The Lord knows which path I am to take, but until I receive confirmation from Him and from these people, I will have to remain where I am. I cannot go forward until I know for certain, so I must just stand here and be patient. He is good. He is standing with me. I don't have to worry, fear or doubt. I can rest in His assurance that whatever comes, IT will be OKAY.
The Lord has confirmed to me that I am in a good place. I am right where He wants me to be, so that means that He is not concerned about the lack of momentum. He is waiting right here along side of me, thus, I need to settle down and just let things be. It is hard to do this sometimes. I feel like a little child standing at the gates of Disneyland. My parents are patiently waiting along side of me, and they are telling me to stop fussing, stop being so restless. But, I cannot stop. I want to go inside the park and see all the wonders behind those gates. Of course, the gates won't open until 9:00 on the dot, and I am anxious, eager, and filled with excitement and anticipation of what will be. My Dad says to me, "Carol, just stop. Rest a while. We will have plenty of fun once they open the gate." I am jumping up and down, and even whining a bit, "When, Daddy, when? When will the gate open!"

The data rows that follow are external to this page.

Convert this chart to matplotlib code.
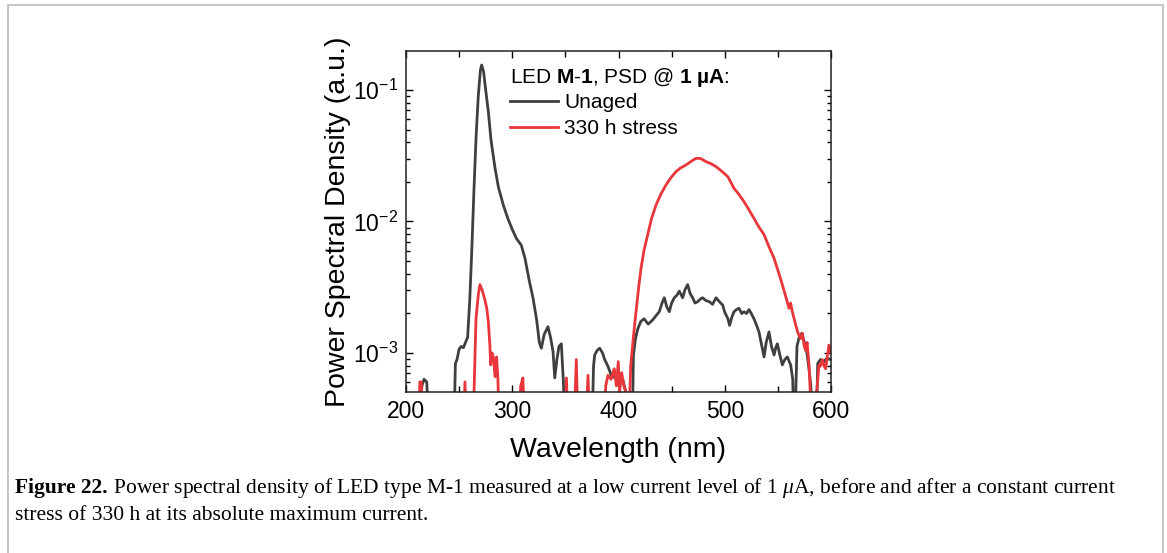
import numpy as np
import matplotlib
matplotlib.use("Agg")
import matplotlib.pyplot as plt
from matplotlib.ticker import MultipleLocator, LogLocator, NullFormatter
from matplotlib.patches import Rectangle

plt.rcParams['font.family'] = ['Liberation Sans', 'DejaVu Sans']
plt.rcParams['mathtext.fontset'] = 'custom'
plt.rcParams['mathtext.rm'] = 'Liberation Sans'
plt.rcParams['mathtext.bf'] = 'Liberation Sans:bold'
plt.rcParams['mathtext.it'] = 'Liberation Serif:italic'

# Values: wavelength (nm) and log10 of PSD (a.u.)
# (-3.6 means the trace drops below the bottom of the axis)
unaged_nm = [200, 212, 215, 217, 219.5, 222, 245, 246.5, 248, 250, 252, 254, 256, 258,
             260, 262, 264, 266, 268, 270, 271.2, 273, 275, 277.5, 280, 283.8, 287,
             291.6, 296, 300, 304, 308.5, 312, 316, 319.5, 323, 325.5, 327.4, 330,
             333.6, 336, 338.4, 340, 342, 344, 346.2, 348, 350, 375, 376.5, 377.6,
             380, 382.3, 385, 387, 390, 393.2, 397, 401.4, 404, 407, 408, 413, 414,
             416, 418, 421, 424, 428, 432, 435, 438.4, 441, 443.1, 445.5, 447.8, 450,
             452.5, 455, 457.2, 460.4, 462.5, 465.1, 467.5, 469.8, 472, 474.5, 477,
             479.2, 482, 485.5, 488.5, 491.8, 495, 498, 500, 503, 504.5, 507, 508.7,
             511, 513.4, 516, 518.1, 520.5, 522.8, 525, 527.5, 530, 532.2, 535, 537,
             539, 541.6, 544, 546.4, 548, 549.5, 552, 554.2, 556.5, 558.9, 562, 564,
             565, 566.5, 568, 570, 572.5, 575, 577, 579, 581, 583, 586, 587.5, 590,
             593, 596, 600]
unaged_log = [-3.6, -3.6, -3.25, -3.2, -3.22, -3.6, -3.6, -3.08, -3.05, -2.97, -2.95,
              -2.96, -2.92, -2.88, -2.6, -2.2, -1.75, -1.35, -1.05, -0.85, -0.81, -0.86,
              -1.0, -1.165, -1.38, -1.595, -1.74, -1.875, -1.98, -2.06, -2.13, -2.18,
              -2.28, -2.45, -2.58, -2.75, -2.92, -2.964, -2.86, -2.8, -2.88, -2.99,
              -3.19, -3.05, -2.95, -2.93, -3.2, -3.6, -3.6, -3.1, -3.015, -2.98, -2.964,
              -3.0, -3.05, -3.1, -3.17, -3.19, -3.22, -3.2, -3.3, -3.6, -3.6, -3.02,
              -2.89, -2.82, -2.76, -2.74, -2.78, -2.75, -2.72, -2.686, -2.62, -2.58,
              -2.65, -2.686, -2.62, -2.58, -2.56, -2.53, -2.58, -2.52, -2.48, -2.55,
              -2.58, -2.62, -2.61, -2.59, -2.58, -2.6, -2.61, -2.63, -2.58, -2.61,
              -2.635, -2.69, -2.74, -2.79, -2.72, -2.686, -2.67, -2.66, -2.7, -2.686,
              -2.7, -2.67, -2.7, -2.74, -2.79, -2.84, -2.95, -3.03, -2.92, -2.84, -2.95,
              -3.015, -2.96, -2.93, -3.02, -3.09, -3.05, -3.03, -3.09, -3.2, -3.6, -3.4,
              -2.95, -2.88, -2.85, -2.92, -2.98, -3.1, -3.25, -3.6, -3.6, -3.08, -3.05,
              -3.07, -3.04, -3.05]

stress_nm = [200, 212, 213, 214.5, 215.5, 254, 255.5, 257, 263.4, 265, 265.9, 268,
             269.6, 272, 274.4, 276, 277.5, 279, 279.7, 281, 282.2, 283.8, 285.3, 286.5,
             287.8, 306, 308, 310, 312, 349, 351, 352.5, 358, 360.3, 362, 369, 371.3,
             373, 386, 388, 390, 393, 396, 398, 399.8, 401, 403, 405, 407, 409, 410.2,
             411.5, 413.3, 415, 416.5, 419, 421.2, 424, 427.5, 431, 435.3, 440, 444.7,
             449, 454.1, 458, 463.5, 468, 472.9, 477, 482.4, 487, 491.8, 496, 499.3,
             503, 508.7, 513, 518.1, 522, 527.5, 532, 537, 541, 546.4, 550, 554.2, 557,
             560.5, 562, 563.6, 566.8, 569, 571.5, 573, 574.6, 576, 577.5, 579.3, 580.5,
             581.5, 585, 586.5, 588.7, 590, 591.8, 593.5, 595, 597, 598.1, 600]
stress_log = [-3.6, -3.6, -3.22, -3.22, -3.6, -3.6, -3.22, -3.6, -3.5, -3.0, -2.74,
              -2.56, -2.48, -2.53, -2.6, -2.66, -2.76, -2.95, -3.09, -3.0, -3.03, -3.18,
              -3.03, -3.2, -3.6, -3.6, -3.25, -3.19, -3.6, -3.6, -3.19, -3.6, -3.6,
              -3.05, -3.6, -3.6, -3.17, -3.6, -3.6, -3.25, -3.17, -3.2, -3.12, -3.25,
              -3.066, -3.3, -3.15, -3.25, -3.3, -3.4, -3.4, -3.1, -2.94, -2.8, -2.686,
              -2.5, -2.356, -2.22, -2.1, -1.98, -1.875, -1.79, -1.722, -1.67, -1.621,
              -1.595, -1.57, -1.545, -1.52, -1.52, -1.545, -1.56, -1.583, -1.61, -1.633,
              -1.66, -1.748, -1.79, -1.849, -1.9, -1.976, -2.04, -2.1, -2.18, -2.28,
              -2.37, -2.48, -2.56, -2.66, -2.62, -2.686, -2.787, -2.85, -2.89, -2.85,
              -2.94, -2.98, -2.92, -3.09, -3.3, -3.6, -3.6, -3.3, -3.09, -3.1, -3.05,
              -3.1, -3.12, -3.0, -2.94, -3.0]

series_labels = ['Unaged', '330 h stress']

fig = plt.figure(figsize=(11.67, 5.53), dpi=100)
ax = fig.add_axes([406 / 1167, 161 / 553, 425 / 1167, 341 / 553])

ax.plot(unaged_nm, 10.0 ** np.array(unaged_log), color='#3f3f3f', lw=2.0, label=series_labels[0])
ax.plot(stress_nm, 10.0 ** np.array(stress_log), color='#e8363b', lw=2.0, label=series_labels[1])

ax.set_yscale('log')
ax.set_xlim(200, 600)
ax.set_ylim(5.05e-4, 0.198)
ax.xaxis.set_major_locator(MultipleLocator(100))
ax.xaxis.set_minor_locator(MultipleLocator(50))
ax.yaxis.set_major_locator(LogLocator(base=10))
ax.yaxis.set_minor_locator(LogLocator(base=10, subs=np.arange(2, 10)))
ax.yaxis.set_minor_formatter(NullFormatter())

ax.tick_params(which='both', direction='in', top=True, right=True, width=1.0)
ax.tick_params(which='major', length=5, labelsize=16.5, pad=6)
ax.tick_params(which='minor', length=3)
ax.tick_params(axis='x', which='minor', length=4)
for s in ax.spines.values():
    s.set_linewidth(1.1)
    s.set_color('#222222')

ax.set_xlabel('Wavelength (nm)', fontsize=20.5, labelpad=10)
ax.set_ylabel('Power Spectral Density (a.u.)', fontsize=20.5, labelpad=1)

leg = ax.legend(title=r'LED $\mathbf{M}$-$\mathbf{1}$, PSD @ $\mathbf{1\ µA}$:',
                loc='upper left', bbox_to_anchor=(0.245, 0.957), frameon=False,
                fontsize=15, title_fontsize=15, borderpad=0, borderaxespad=0,
                labelspacing=0.35, handlelength=2.3, handletextpad=0.3,
                alignment='left')
leg._legend_box.sep = 3

# light gray frame around the figure panel
fig.add_artist(Rectangle((7.5 / 1167, -0.05), 1155 / 1167, 1.05 - 5.5 / 553,
                         transform=fig.transFigure, fill=False,
                         edgecolor='#c8c8c8', lw=1.5))

# caption
renderer = fig.canvas.get_renderer()
cap_size = 15.5
t1 = fig.text(15 / 1167, 1 - 488 / 553, 'Figure 22.', family='Liberation Serif',
              weight='bold', fontsize=cap_size, va='center')
bb = t1.get_window_extent(renderer)
fig.text(bb.x1 / 1167, 1 - 488 / 553,
         r' Power spectral density of LED type M-1 measured at a low current level of 1 $\mu$A, '
         'before and after a constant current',
         family='Liberation Serif', fontsize=cap_size, va='center')
fig.text(15 / 1167, 1 - 516 / 553, 'stress of 330 h at its absolute maximum current.',
         family='Liberation Serif', fontsize=cap_size, va='center')

fig.savefig('out.png', dpi=100)
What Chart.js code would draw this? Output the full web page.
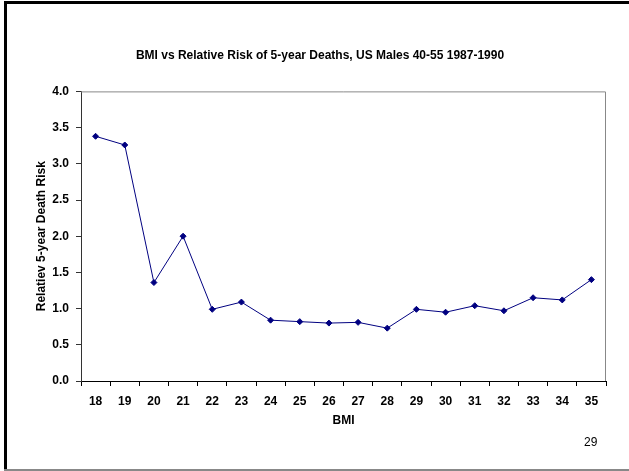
<!DOCTYPE html>
<html>
<head>
<meta charset="utf-8">
<script src="https://cdn.jsdelivr.net/npm/chart.js@4.4.0/dist/chart.umd.min.js"></script>
<style>
  html, body { margin: 0; padding: 0; background: #fff; }
  #wrap { position: relative; width: 629px; height: 471px; overflow: hidden; }
  #chartBox { position: absolute; left: 0; top: 0; width: 629px; height: 471px; }
  .frameTop { position: absolute; left: 4px; top: 1px; width: 625px; height: 3px; background: #000; }
  .frameLeft { position: absolute; left: 4px; top: 1px; width: 3px; height: 470px; background: #000; }
  .frameBottom { position: absolute; left: 4px; top: 469px; width: 625px; height: 2px; background: #888; }
  .pageNo { position: absolute; left: 584px; top: 435px; font: 12px "Liberation Sans", Arial, sans-serif; color: #000; }
</style>
</head>
<body>
<div id="wrap">
  <div id="chartBox"><canvas id="bmiChart"></canvas></div>
  <div class="frameTop"></div>
  <div class="frameLeft"></div>
  <div class="frameBottom"></div>
  <div class="pageNo">29</div>
</div>
<script>
// BMI categories and relative risk values
const bmiLabels = ['18', '19', '20', '21', '22', '23', '24', '25', '26', '27', '28', '29', '30', '31', '32', '33', '34', '35'];
const relativeRisk = [3.38, 3.26, 1.36, 2.00, 0.99, 1.09, 0.84, 0.82, 0.80, 0.81, 0.73, 0.99, 0.95, 1.04, 0.97, 1.15, 1.12, 1.40];
const yTickStep = 0.5;
const yMin = 0;
const yMax = 4;

const boldFont = { family: '"Liberation Sans", Arial, sans-serif', size: 12, weight: 'bold' };

// gray top/right edges of the plot area
const plotFrame = {
   id: 'plotFrame',
   beforeDatasetsDraw(chart) {
       const { ctx, chartArea } = chart;
       ctx.save();
       ctx.strokeStyle = '#888888';
       ctx.lineWidth = 1;
       ctx.beginPath();
       ctx.moveTo(chartArea.left, chartArea.top + 0.5);
       ctx.lineTo(chartArea.right - 0.5, chartArea.top + 0.5);
       ctx.lineTo(chartArea.right - 0.5, chartArea.bottom);
       ctx.stroke();
       ctx.restore();
   }
};

const ctx = document.getElementById('bmiChart').getContext('2d');
new Chart(ctx, {
   type: 'line',
   data: {
       labels: bmiLabels,
       datasets: [{
           label: 'Relative risk',
           data: relativeRisk,
           borderColor: '#000080',
           backgroundColor: '#000080',
           borderWidth: 1,
           pointStyle: 'rectRot',
           pointRadius: 3,
           pointHoverRadius: 3,
           tension: 0
       }]
   },
   options: {
       responsive: true,
       maintainAspectRatio: false,
       animation: false,
       layout: { padding: { left: 34, right: 23, top: 0, bottom: 0 } },
       plugins: {
           legend: { display: false },
           tooltip: { enabled: false },
           title: {
               display: true,
               text: 'BMI vs Relative Risk of 5-year Deaths, US Males 40-55 1987-1990',
               color: '#000',
               font: boldFont,
               padding: { top: 48, bottom: 29 }
           }
       },
       scales: {
           x: {
               offset: true,
               grid: {
                   offset: true,
                   drawOnChartArea: false,
                   drawTicks: true,
                   tickLength: 5,
                   color: '#000'
               },
               border: { color: '#000', width: 1 },
               ticks: { color: '#000', font: boldFont, padding: 8, maxRotation: 0 },
               title: {
                   display: true,
                   text: 'BMI',
                   color: '#000',
                   font: boldFont,
                   padding: { top: 0, bottom: 43 }
               },
               afterFit(scale) { scale.height = 90; }
           },
           y: {
               min: yMin,
               max: yMax,
               grid: {
                   drawOnChartArea: false,
                   drawTicks: true,
                   tickLength: 5,
                   color: '#333'
               },
               border: { color: '#333', width: 1 },
               ticks: {
                   stepSize: yTickStep,
                   color: '#000',
                   font: boldFont,
                   padding: 7,
                   callback: (v) => Number(v).toFixed(1)
               },
               title: {
                   display: true,
                   text: 'Relatiev 5-year Death Risk',
                   color: '#000',
                   font: boldFont,
                   padding: { top: 0, bottom: 0 }
               },
               afterFit(scale) { scale.width = 47; }
           }
       }
   },
   plugins: [plotFrame]
});
</script>
</body>
</html>
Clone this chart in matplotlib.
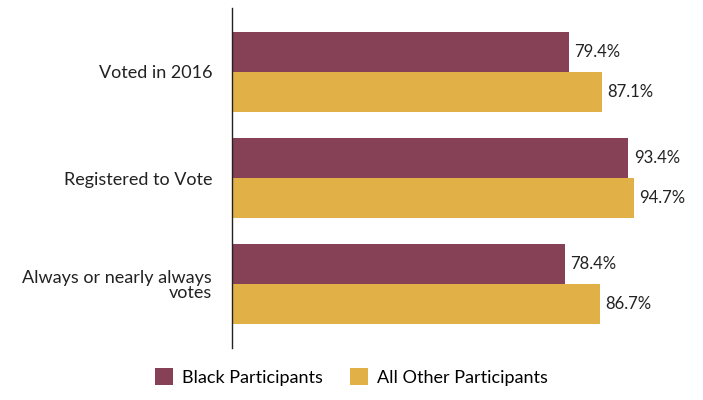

In so many ways, I am that little child, but instead of my earthly father standing next to me, it is my Heavenly Father, who is holding onto my very adult hand. Yes, my Father, my Abba, is holding me back. He is keeping me settled. He is telling me to rest. He is saying, "Be patient, it will happen soon." I trust His voice. I believe His voice. I know His voice.
Will I listen today? Will I rest today?
Yes, I will rest today. I will wait along side the Lord for each and every detail to fall into place. I will go when He is ready to go. Until then, I will stand there, patient and ready, for the gates to the next season of my life to open. He is good to me! He is so very good to me!
As I look back on my life, specifically this year, I see how much I have (through the Lord's provision) accomplished. I have completed a major life goal, earning a Ph.D. I have transitioned to more than full-time work (multiple part-time works) and I am working progressively toward a full-time faculty position at the school of the Lord's choosing. Until He is ready for me to go, I must patiently wait. I must endure, which simply means that I must deal with the frustration, the waiting, in proactive ways rather than in distractive or destructive ways. I must keep my head in the game, so to speak, and make sure that I am always doing good things, good works, and thinking good thoughts. He has me well-covered. I am blessed. I am good.
The Lord knows me well. He knows what I can endure and what I can't endure. He knows my abilities, my stressors, and how much change I can handle without breaking apart. He knows how to test me, try me, and temper me. He has me well in hand, and I am well-covered by His mercy and His grace. He will care for me because He always cares for me. He loves me. He is good to me. Selah!